Apart from the statutes upon which the appellant relies, and which we find to be inapplicable to the conditions now presented, there is nothing in the provisions or policy of our State legislation that prevents the admission of the Washington Loan and Trust Company to our courts for the enforcement or protection of its rights and interests. The principle of comity upon, which such a privilege is accorded to a foreign corporation has been fully recognized by this Court. Patapsco Elec. Co. v. Baltimore, 110 Md. 310; Hannis Distilling Co. v. Baltimore, 114 Md. 684.

The Court of Appeals of the District of Columbia, in the case of Eastern Trust & Banking Co. v. Willis, 6 Appeal Cases, D. C., 375, upheld the right of a Maine corporation to execute a trust in the District, as to real estate there situated, under a deed of trust securing bonds issued by another corporation. While the judgment of the Court of Appeals in that case was reversed by the Supreme Court of the United States, the reversal was upon grounds which involved no question as to the propriety of the ruling upon the right of the foreign trust company to perform the trust in the District of Columbia. Willis v.
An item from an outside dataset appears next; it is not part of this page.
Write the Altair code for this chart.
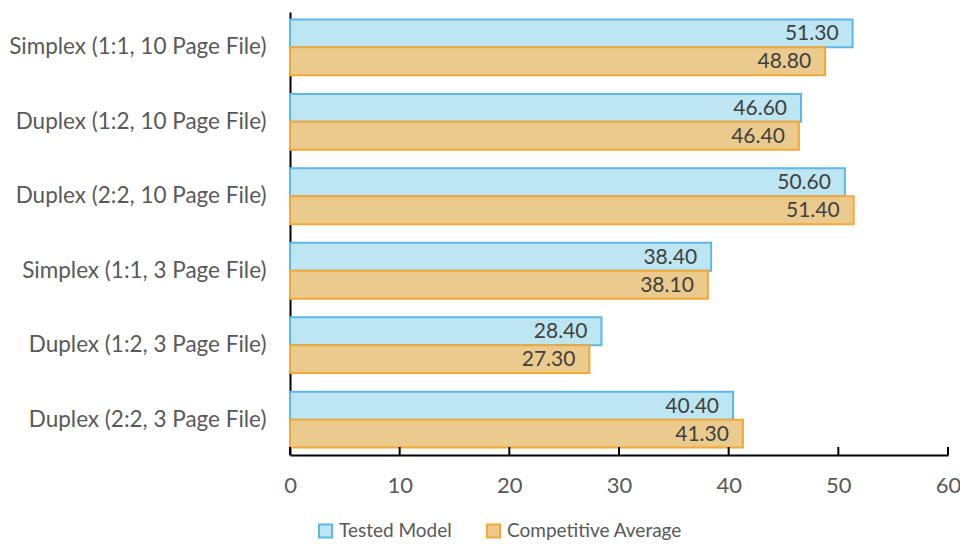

Eastern Trust & Banking Co., 169 U. S. 295.

The prohibition in Section 94- of Article 23 of our Code against the maintenance of suits in the courts of this State by such foreign corporations as are referred to in the preceding section, until compliance with the conditions therein prescribed, does not apply to a corporation in the situation of the appellee, but only to: “Every foreign corporation which has a usual office or place of business in this State,” except insurance companies, for which provision is made elsewhere in the Article, but including corporations engaged in construction work in Maryland, either with or without a usual place of business therein, and whether they are so operating permanently or temporarily.

Our conclusion is in full agreement with the decision of the Court below that the sale questioned in this case was a valid exercise of authority by the Trust Company, and that the title proposed to be conveyed to the vendee is not open to the objection urged.